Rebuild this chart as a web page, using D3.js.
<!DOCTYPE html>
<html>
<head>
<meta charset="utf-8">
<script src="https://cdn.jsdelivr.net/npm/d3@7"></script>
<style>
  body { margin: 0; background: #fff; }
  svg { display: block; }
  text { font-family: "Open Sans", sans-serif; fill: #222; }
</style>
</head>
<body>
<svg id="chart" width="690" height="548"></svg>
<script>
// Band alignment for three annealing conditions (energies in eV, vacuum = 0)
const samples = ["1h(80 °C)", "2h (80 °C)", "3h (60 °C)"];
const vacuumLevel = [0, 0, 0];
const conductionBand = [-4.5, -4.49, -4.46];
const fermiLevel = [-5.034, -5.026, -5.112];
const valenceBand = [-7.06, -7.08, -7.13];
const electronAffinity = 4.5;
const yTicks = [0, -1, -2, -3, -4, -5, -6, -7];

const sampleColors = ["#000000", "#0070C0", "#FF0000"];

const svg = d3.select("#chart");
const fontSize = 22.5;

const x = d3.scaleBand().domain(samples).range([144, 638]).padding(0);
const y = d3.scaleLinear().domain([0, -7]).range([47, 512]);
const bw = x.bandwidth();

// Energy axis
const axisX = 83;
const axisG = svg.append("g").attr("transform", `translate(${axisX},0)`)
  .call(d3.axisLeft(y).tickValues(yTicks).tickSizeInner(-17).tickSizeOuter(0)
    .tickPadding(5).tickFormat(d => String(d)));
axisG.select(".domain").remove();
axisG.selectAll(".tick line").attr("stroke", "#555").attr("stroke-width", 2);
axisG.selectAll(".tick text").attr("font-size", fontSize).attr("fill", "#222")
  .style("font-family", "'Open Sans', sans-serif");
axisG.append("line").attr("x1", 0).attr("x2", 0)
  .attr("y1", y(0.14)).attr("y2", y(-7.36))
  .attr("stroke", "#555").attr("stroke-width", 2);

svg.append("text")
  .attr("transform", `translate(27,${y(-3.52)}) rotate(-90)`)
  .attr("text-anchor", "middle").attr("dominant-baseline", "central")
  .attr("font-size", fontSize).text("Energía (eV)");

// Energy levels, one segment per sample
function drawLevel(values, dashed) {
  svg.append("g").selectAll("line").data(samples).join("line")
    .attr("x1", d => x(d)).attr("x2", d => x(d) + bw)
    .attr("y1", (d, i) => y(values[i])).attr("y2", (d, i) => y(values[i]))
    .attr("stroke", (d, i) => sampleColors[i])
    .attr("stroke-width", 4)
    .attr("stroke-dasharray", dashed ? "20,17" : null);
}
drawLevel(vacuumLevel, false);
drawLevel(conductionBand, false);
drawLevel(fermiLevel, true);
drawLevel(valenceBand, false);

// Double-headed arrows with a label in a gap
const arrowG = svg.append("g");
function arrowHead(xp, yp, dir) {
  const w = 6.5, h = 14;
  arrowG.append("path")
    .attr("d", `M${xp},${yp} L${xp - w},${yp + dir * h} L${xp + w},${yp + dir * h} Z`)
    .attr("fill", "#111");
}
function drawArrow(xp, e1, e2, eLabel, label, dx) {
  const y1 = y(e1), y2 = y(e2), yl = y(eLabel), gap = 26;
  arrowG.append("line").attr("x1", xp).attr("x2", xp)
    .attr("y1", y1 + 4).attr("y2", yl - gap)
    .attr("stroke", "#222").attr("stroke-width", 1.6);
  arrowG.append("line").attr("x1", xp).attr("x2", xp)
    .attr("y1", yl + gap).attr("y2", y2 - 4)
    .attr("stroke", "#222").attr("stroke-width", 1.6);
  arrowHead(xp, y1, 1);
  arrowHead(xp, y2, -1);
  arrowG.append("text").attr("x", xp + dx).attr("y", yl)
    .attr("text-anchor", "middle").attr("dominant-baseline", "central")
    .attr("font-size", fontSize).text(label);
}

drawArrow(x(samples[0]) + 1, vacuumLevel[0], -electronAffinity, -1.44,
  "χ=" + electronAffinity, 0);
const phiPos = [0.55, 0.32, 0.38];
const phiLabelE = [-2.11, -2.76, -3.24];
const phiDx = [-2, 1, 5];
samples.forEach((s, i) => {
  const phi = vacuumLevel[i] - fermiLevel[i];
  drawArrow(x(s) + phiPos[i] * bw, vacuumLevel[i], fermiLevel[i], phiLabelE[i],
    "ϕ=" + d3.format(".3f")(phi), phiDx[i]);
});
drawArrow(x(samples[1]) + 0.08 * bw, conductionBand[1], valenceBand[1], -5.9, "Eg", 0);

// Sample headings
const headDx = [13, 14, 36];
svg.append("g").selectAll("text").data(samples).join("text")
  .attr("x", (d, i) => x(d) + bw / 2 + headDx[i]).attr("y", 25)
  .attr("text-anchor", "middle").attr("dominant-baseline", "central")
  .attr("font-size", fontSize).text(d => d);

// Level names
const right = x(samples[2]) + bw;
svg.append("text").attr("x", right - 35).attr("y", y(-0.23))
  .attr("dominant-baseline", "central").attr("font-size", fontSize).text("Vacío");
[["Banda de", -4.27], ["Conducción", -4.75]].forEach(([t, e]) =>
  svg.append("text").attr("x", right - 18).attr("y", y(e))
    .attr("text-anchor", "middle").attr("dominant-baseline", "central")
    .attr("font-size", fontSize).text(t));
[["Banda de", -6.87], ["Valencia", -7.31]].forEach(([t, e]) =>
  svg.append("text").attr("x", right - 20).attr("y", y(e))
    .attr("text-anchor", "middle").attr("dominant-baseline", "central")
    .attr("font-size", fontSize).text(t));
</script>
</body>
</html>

-*-*-

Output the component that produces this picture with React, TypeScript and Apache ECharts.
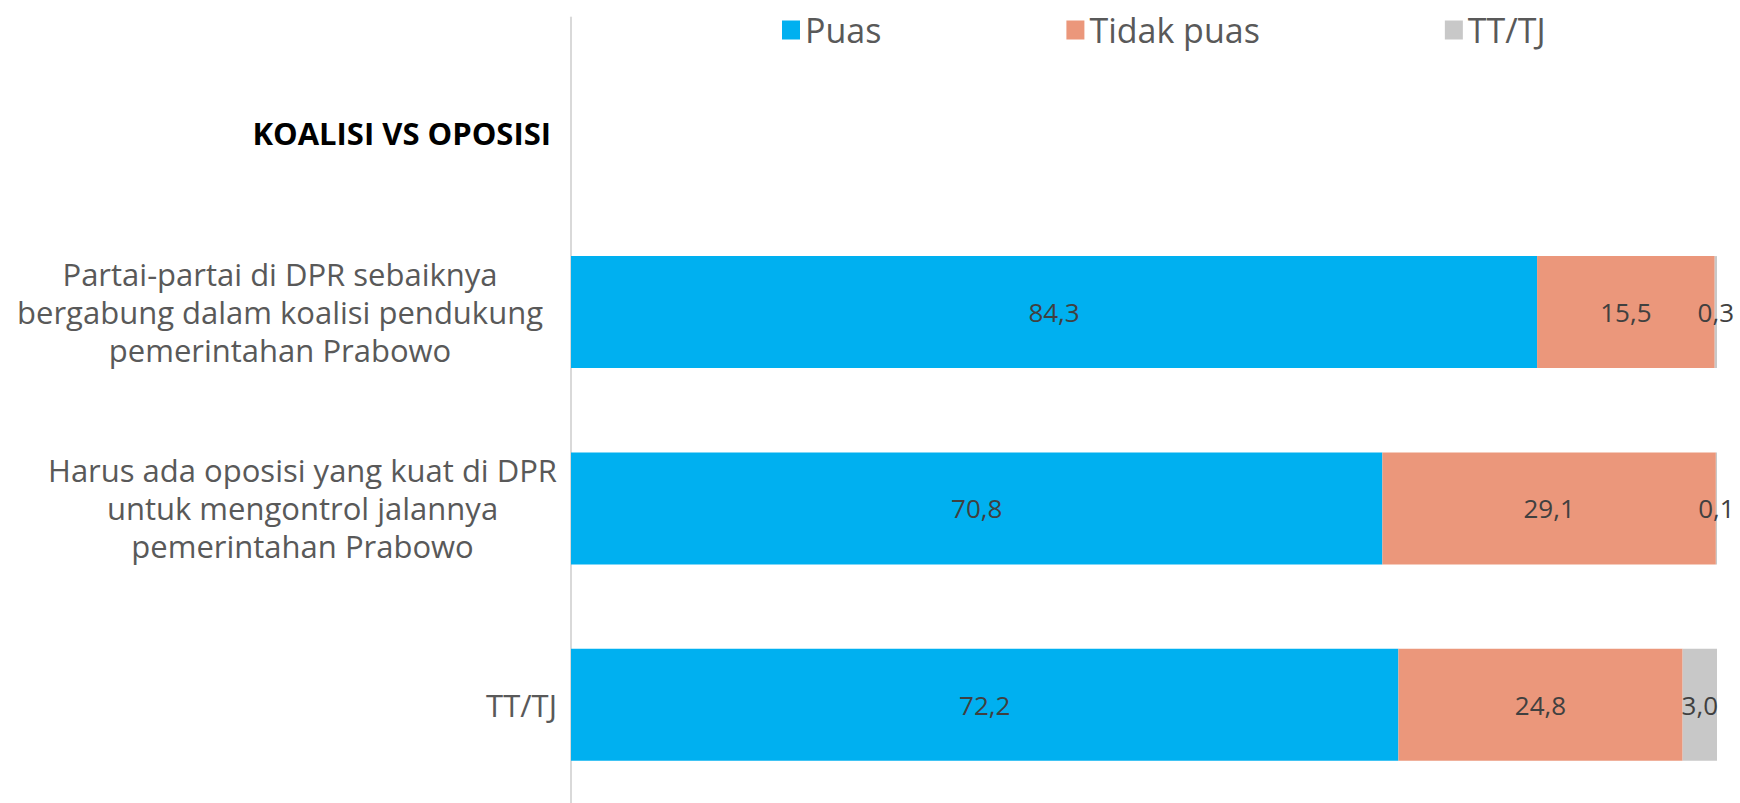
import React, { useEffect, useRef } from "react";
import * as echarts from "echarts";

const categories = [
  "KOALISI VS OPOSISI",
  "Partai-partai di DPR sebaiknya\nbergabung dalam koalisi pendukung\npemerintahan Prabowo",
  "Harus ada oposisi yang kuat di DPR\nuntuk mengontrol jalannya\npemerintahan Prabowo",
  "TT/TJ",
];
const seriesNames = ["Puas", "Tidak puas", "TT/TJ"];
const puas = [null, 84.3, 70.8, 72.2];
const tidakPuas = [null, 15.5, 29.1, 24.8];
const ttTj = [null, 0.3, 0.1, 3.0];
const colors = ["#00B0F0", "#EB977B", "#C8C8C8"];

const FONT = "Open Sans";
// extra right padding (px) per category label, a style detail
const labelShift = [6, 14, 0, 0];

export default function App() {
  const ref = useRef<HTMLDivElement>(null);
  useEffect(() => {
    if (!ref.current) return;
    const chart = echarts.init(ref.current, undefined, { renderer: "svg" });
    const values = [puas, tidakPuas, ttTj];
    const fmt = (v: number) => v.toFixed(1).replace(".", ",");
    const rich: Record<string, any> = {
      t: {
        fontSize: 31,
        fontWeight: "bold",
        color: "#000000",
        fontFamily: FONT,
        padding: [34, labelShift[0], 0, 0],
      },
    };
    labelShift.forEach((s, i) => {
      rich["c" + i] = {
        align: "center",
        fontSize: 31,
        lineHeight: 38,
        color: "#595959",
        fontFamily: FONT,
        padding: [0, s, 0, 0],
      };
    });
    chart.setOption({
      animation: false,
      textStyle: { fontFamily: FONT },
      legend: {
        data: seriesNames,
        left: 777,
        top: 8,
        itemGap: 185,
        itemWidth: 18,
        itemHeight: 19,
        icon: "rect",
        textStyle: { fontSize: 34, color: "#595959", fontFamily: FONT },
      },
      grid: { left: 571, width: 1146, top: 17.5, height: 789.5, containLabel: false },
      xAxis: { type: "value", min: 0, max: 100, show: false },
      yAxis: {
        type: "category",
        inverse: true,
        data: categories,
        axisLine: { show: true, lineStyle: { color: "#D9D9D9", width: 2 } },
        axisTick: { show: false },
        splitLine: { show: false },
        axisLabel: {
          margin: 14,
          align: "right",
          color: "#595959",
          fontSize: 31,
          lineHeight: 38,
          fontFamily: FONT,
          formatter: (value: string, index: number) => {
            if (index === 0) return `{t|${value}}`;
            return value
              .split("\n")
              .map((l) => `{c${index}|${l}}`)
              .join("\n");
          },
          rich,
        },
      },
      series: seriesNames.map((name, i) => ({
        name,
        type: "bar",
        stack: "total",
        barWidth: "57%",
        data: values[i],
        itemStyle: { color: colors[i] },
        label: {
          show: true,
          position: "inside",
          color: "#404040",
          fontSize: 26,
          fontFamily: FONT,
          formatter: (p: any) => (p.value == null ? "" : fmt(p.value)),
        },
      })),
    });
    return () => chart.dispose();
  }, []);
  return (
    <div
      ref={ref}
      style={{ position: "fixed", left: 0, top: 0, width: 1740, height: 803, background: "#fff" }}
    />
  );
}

-*-*-

__GOAL__
Using the entries above, write out exactly the lines from the one with "Output the component" through the one with "import * as", ends included. Leave out any pictures.

__ANSWER FOR THIS EXERCISE__
Output the component that produces this picture with React, TypeScript and Apache ECharts.
import React, { useEffect, useRef } from "react";
import * as echarts from "echarts";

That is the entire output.